If you're a caregiver, you're not alone. There are an estimated 34 million Americans who provide care for an older family member or friend. And as you probably suspected, caregiving can involve a substantial investment of money as well as love. That assumption was confirmed by a recent survey of 1,000 family caregivers conducted by the nonprofit National Alliance for Caregiving and Evercare, a national health care coordinator.

In the course of compiling Family Caregivers—What They Spend, What They Sacrifice, researchers documented how much caregivers spend:

  • The annual out-of-pocket expenses for average caregivers exceed $5,000, or an estimated 10 percent of their average income.
  • Long-distance caregivers have much higher annual expenses than those caregivers who live with their loved one or live nearby.
  • The most costly expenditures for caregivers are medical care co-pays and pharmaceuticals; household goods, food, and meals; and travel and transportation costs.

Most caregivers make these expenditures gladly, doing what they can—and more—to make their loved ones' lives easier and more comfortable. At the same time, it is important for caregivers to be equally sensitive to their own financial needs. It is not selfish to save for retirement, pay off credit cards, or schedule routine health care. It is simply prudent.

Nonetheless, many caregivers undermine their own financial security. Researchers found that 38 percent of the caregivers in the survey had reduced or stopped saving for their own future, while 23 percent had cut back on medical and dental care. Seventeen percent had taken out loans or increased their level of credit card debt. Many had quit their jobs, reducing Social Security payments and their retirement income.

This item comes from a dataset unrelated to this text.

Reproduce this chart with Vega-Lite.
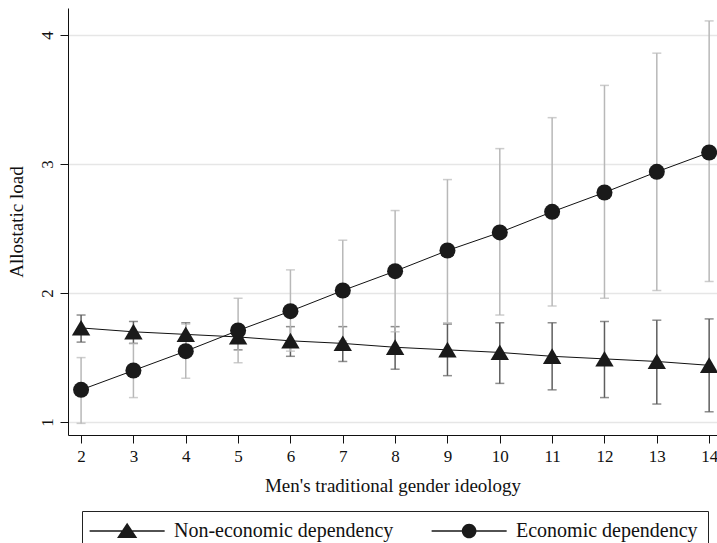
{
  "$schema": "https://vega.github.io/schema/vega-lite/v6.json",
  "width": 649,
  "height": 427,
  "autosize": {"type": "none"},
  "padding": {"left": 68, "top": 8, "right": 0, "bottom": 108},
  "background": "white",
  "config": {
    "view": {"stroke": null},
    "font": "Liberation Serif",
    "axis": {
      "labelFont": "Liberation Serif",
      "titleFont": "Liberation Serif",
      "labelColor": "#111",
      "titleColor": "#111",
      "domainColor": "#111",
      "tickColor": "#111",
      "labelFontSize": 17,
      "titleFontSize": 19,
      "titleFontWeight": "normal",
      "tickSize": 8
    }
  },
  "data": {
    "values": [
      {"series": "Economic dependency", "x": 2, "y": 1.25, "lo": 0.99, "hi": 1.50},
      {"series": "Economic dependency", "x": 3, "y": 1.40, "lo": 1.19, "hi": 1.61},
      {"series": "Economic dependency", "x": 4, "y": 1.55, "lo": 1.34, "hi": 1.76},
      {"series": "Economic dependency", "x": 5, "y": 1.71, "lo": 1.46, "hi": 1.96},
      {"series": "Economic dependency", "x": 6, "y": 1.86, "lo": 1.55, "hi": 2.18},
      {"series": "Economic dependency", "x": 7, "y": 2.02, "lo": 1.63, "hi": 2.41},
      {"series": "Economic dependency", "x": 8, "y": 2.17, "lo": 1.70, "hi": 2.64},
      {"series": "Economic dependency", "x": 9, "y": 2.33, "lo": 1.77, "hi": 2.88},
      {"series": "Economic dependency", "x": 10, "y": 2.47, "lo": 1.83, "hi": 3.12},
      {"series": "Economic dependency", "x": 11, "y": 2.63, "lo": 1.90, "hi": 3.36},
      {"series": "Economic dependency", "x": 12, "y": 2.78, "lo": 1.96, "hi": 3.61},
      {"series": "Economic dependency", "x": 13, "y": 2.94, "lo": 2.02, "hi": 3.86},
      {"series": "Economic dependency", "x": 14, "y": 3.09, "lo": 2.09, "hi": 4.11},
      {"series": "Non-economic dependency", "x": 2, "y": 1.73, "lo": 1.62, "hi": 1.83},
      {"series": "Non-economic dependency", "x": 3, "y": 1.70, "lo": 1.61, "hi": 1.78},
      {"series": "Non-economic dependency", "x": 4, "y": 1.68, "lo": 1.59, "hi": 1.77},
      {"series": "Non-economic dependency", "x": 5, "y": 1.66, "lo": 1.56, "hi": 1.75},
      {"series": "Non-economic dependency", "x": 6, "y": 1.63, "lo": 1.51, "hi": 1.74},
      {"series": "Non-economic dependency", "x": 7, "y": 1.61, "lo": 1.47, "hi": 1.74},
      {"series": "Non-economic dependency", "x": 8, "y": 1.58, "lo": 1.41, "hi": 1.74},
      {"series": "Non-economic dependency", "x": 9, "y": 1.56, "lo": 1.36, "hi": 1.76},
      {"series": "Non-economic dependency", "x": 10, "y": 1.54, "lo": 1.30, "hi": 1.77},
      {"series": "Non-economic dependency", "x": 11, "y": 1.51, "lo": 1.25, "hi": 1.77},
      {"series": "Non-economic dependency", "x": 12, "y": 1.49, "lo": 1.19, "hi": 1.78},
      {"series": "Non-economic dependency", "x": 13, "y": 1.47, "lo": 1.14, "hi": 1.79},
      {"series": "Non-economic dependency", "x": 14, "y": 1.44, "lo": 1.08, "hi": 1.80}
    ]
  },
  "encoding": {
    "x": {
      "field": "x", "type": "quantitative",
      "scale": {"domain": [1.75, 14.15], "nice": false, "zero": false},
      "axis": {
        "title": "Men's traditional gender ideology",
        "values": [2, 3, 4, 5, 6, 7, 8, 9, 10, 11, 12, 13, 14],
        "format": "d",
        "grid": false,
        "labelPadding": 5,
        "titlePadding": 12
      }
    },
    "y": {
      "field": "y", "type": "quantitative",
      "scale": {"domain": [0.9, 4.21], "nice": false, "zero": false},
      "axis": {
        "title": "Allostatic load",
        "values": [1, 2, 3, 4],
        "format": "d",
        "grid": true,
        "gridColor": "#e6e6e6",
        "gridWidth": 1.5,
        "labelAngle": -90,
        "labelAlign": "center",
        "labelBaseline": "bottom",
        "labelPadding": 4,
        "titlePadding": 12
      }
    }
  },
  "layer": [
    {
      "transform": [{"filter": "datum.series === 'Non-economic dependency'"}],
      "layer": [
        {"mark": {"type": "rule", "color": "#5e5e5e", "strokeWidth": 1.5},
         "encoding": {"y": {"field": "lo", "type": "quantitative"}, "y2": {"field": "hi"}}},
        {"mark": {"type": "tick", "orient": "horizontal", "color": "#5e5e5e", "size": 9, "thickness": 1.5},
         "encoding": {"y": {"field": "lo", "type": "quantitative"}}},
        {"mark": {"type": "tick", "orient": "horizontal", "color": "#5e5e5e", "size": 9, "thickness": 1.5},
         "encoding": {"y": {"field": "hi", "type": "quantitative"}}}
      ]
    },
    {
      "transform": [{"filter": "datum.series === 'Economic dependency'"}],
      "layer": [
        {"mark": {"type": "rule", "color": "#b8b8b8", "strokeWidth": 1.5},
         "encoding": {"y": {"field": "lo", "type": "quantitative"}, "y2": {"field": "hi"}}},
        {"mark": {"type": "tick", "orient": "horizontal", "color": "#b8b8b8", "size": 9, "thickness": 1.5},
         "encoding": {"y": {"field": "lo", "type": "quantitative"}}},
        {"mark": {"type": "tick", "orient": "horizontal", "color": "#b8b8b8", "size": 9, "thickness": 1.5},
         "encoding": {"y": {"field": "hi", "type": "quantitative"}}}
      ]
    },
    {
      "mark": {"type": "line", "color": "#111", "strokeWidth": 1},
      "encoding": {
        "detail": {"field": "series"}
      }
    },
    {
      "transform": [{"filter": "datum.series === 'Non-economic dependency'"}],
      "mark": {"type": "point", "filled": true, "opacity": 1, "color": "#1a1a1a", "size": 256, "shape": "M0,-1.0L1.15,0.95L-1.15,0.95Z"},
      "encoding": {}
    },
    {
      "transform": [{"filter": "datum.series === 'Economic dependency'"}],
      "mark": {"type": "point", "filled": true, "opacity": 1, "color": "#1a1a1a", "size": 256, "shape": "circle"},
      "encoding": {}
    },
    {
      "mark": {"type": "point", "filled": true, "opacity": 0, "color": "#1a1a1a", "size": 352},
      "encoding": {
        "shape": {
          "field": "series", "type": "nominal",
          "scale": {
            "domain": ["Non-economic dependency", "Economic dependency"],
            "range": [
              "M-1.32,-0.07H6.68V0.07H-1.32ZM2.68,-0.88L3.76,0.74L1.6,0.74Z",
              "M-1.32,-0.07H6.68V0.07H-1.32ZM3.46,0A0.78,0.78 0 1,1 1.9,0A0.78,0.78 0 1,1 3.46,0Z"
            ]
          },
          "legend": {
            "title": null,
            "orient": "none",
            "legendX": 14,
            "legendY": 503,
            "direction": "horizontal",
            "columns": 2,
            "columnPadding": 37,
            "strokeColor": "#222",
            "padding": 10,
            "labelFont": "Liberation Serif",
            "labelFontSize": 20,
            "labelColor": "#111",
            "labelOffset": 62,
            "labelLimit": 400,
            "symbolSize": 352,
            "symbolOpacity": 1,
            "symbolFillColor": "#111",
            "symbolStrokeColor": "#111",
            "symbolStrokeWidth": 0.3,
            "encode": {
              "symbols": {
                "update": {
                  "fill": {"value": "#111"},
                  "stroke": {"value": "#111"},
                  "strokeWidth": {"value": 0.3},
                  "opacity": {"value": 1}
                }
              }
            }
          }
        }
      }
    }
  ]
}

Researchers also found that these caregivers jeopardized their own health. The larger their out-of-pocket expenses for caregiving, the more likely caregivers were to report trouble sleeping, depression, or other signs of poor health. In other words, the more money caregivers spent, the more difficulty they had marshaling the emotional and physical resources to be good caregivers.

As a caregiver, your best course of action is to seek the financial middle ground, finding a way to care for yourself as well as your loved one. This is not always easy, but developing a household budget is an important first step, which you may read about more in our next article.

A budget will help you use your existing income more efficiently. It will also help you become more conscious of those small financial decisions that can lead to a deficit over time. And if you find that careful budgeting doesn't relieve the financial pressure, you will have the facts and figures you need to make the case to siblings and friends for their support as well as to pursue government programs that may provide some assistance.

The bottom line: in times like these, your ability to care for your loved one depends on your ability to take a balanced, disciplined approach to your financial management.